Smoothing splines are considered in terms of effective degrees of freedom because though it nominally has $n$ parameters and thus $n$ degrees of freedom, those $n$ parameters are heavily constrained. Because of this, effective degrees of freedom are more useful as a measure of flexibility.

The effective degrees of freedom are not guaranteed to be an integer.

The higher $df_{\lambda} ,$ the more flexible the smoothing spline. The definition of effective degrees of freedom is somewhat technical, but at a high level, effective degrees of freedom is defined as

$\normalsize df_{\lambda} = \sum_{i=1}^{n}\{S_{\lambda}\}_{ii} ,$

or the sum of the diagonal elements of the matrix $S_{\lambda}$ which is an $n$ -vector of the $n$ fitted values of the smoothing spline at each of the training points, $x_{1},\ x_{2},\ ...,\ x_{n} .$ Such an $n$ -vector can be combined with the response vector $y$ to determine the solution for a particular value of $\lambda :$

$\normalsize \hat{g}_{\lambda} = S_{\lambda}y .$

Using these values, the leave-one-out cross validation error can be calculated efficiently via

$\normalsize RSS_{cv}(\lambda) = \sum_{i=1}^{n}(y_{i} - \hat{g}_{\lambda}^{(-i)}(x_{i}))^{2} = \sum_{i=1}^{n}\bigg[\frac{y_{i} - \hat{g}_{\lambda}(x_{i})}{1 - \{S_{\lambda}\}_{ii}}\bigg]^{2}$

where $\hat{g}_{\lambda}^{(-i)}$ refers to the fitted value using all training observations except for the ith.

Local Regression

Local regression is an approach to fitting flexible non-linear functions which involves computing the fit at a target point $x_{0}$ using only the nearby training observations.

Each new point from which a local regression fit is calculated requires fitting a new weighted least squares regression model by minimizing the appropriate regression weighting function for a new set of weights.
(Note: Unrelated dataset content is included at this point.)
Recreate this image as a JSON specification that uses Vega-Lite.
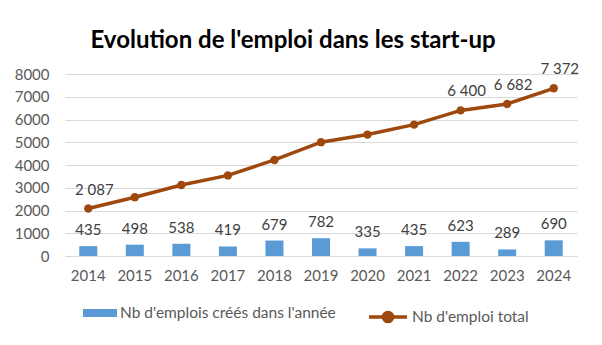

A general algorithm for local regression is

Select the fraction $s = \frac{k}{n}$ of training points whose $x_{i}$ are closest to $x_{0} .$
Assign a weight $K_{i0} = K(x_{i}, x_{0})$ to each point in this neighborhood such that the point furthest from $x_{0}$ has a weight of zero and the point closest to $x_{0}$ has the highest weight. All but the $k$ nearest neighbors get a weight of zero.
Fit a weighted least squares regression of the $y_{i}$ on to the $x_{i}$ using the weights calculated earlier by finding coefficients that minimize a modified version of the appropriate least squares model. For linear regression that modified model is
$\normalsize \sum_{i=1}^{n} K_{i0}(y_{i} - \beta_{0} - \beta_{1}x_{i})^{2}$
The fitted value at $x_{0}$ is given by

$\normalsize \hat{f}(x_{0}) = \hat{\beta}_{0} + \hat{\beta}_{1}x_{0} .$

Local regression is sometimes referred to as a memory-based procedure because the whole training data set is required to make each prediction.

In order to perform local regression, a number of important choices must be made.

How should the weighting function $K$ be defined?
What type of regression model should be used to calculate the weighted least squares? Constant, linear, quadratic?
What size should be given to the span S?

The most important decision is the size of the span S. The span plays a role like $\lambda$ did for smoothing splines, offering some choice with regard to the bias-variance trade-off. The smaller the span S, the more local, flexible, and wiggly the resulting non-linear fit will be. Conversely, a larger value of S will lead to a more global fit. Again, cross validation is useful for choosing an appropriate value for S.

In the multiple linear regression setting, local regression can be generalized to yield a multiple linear regression model in which some variable coefficients are globally static while other variable coefficients are localized. These types of varying coefficient models are a useful way of adapting a model to the most recently gathered data.

Local regression can also be useful in the multi-dimensional space though the curse of dimensionality limits its effectiveness to just a few variables.

Generalized Additive Models

Generalized additive models (GAM) offer a general framework for extending a standard linear model by allowing non-linear functions of each of the predictors while maintaining additivity. GAMs can be applied with both quantitative and qualitative models.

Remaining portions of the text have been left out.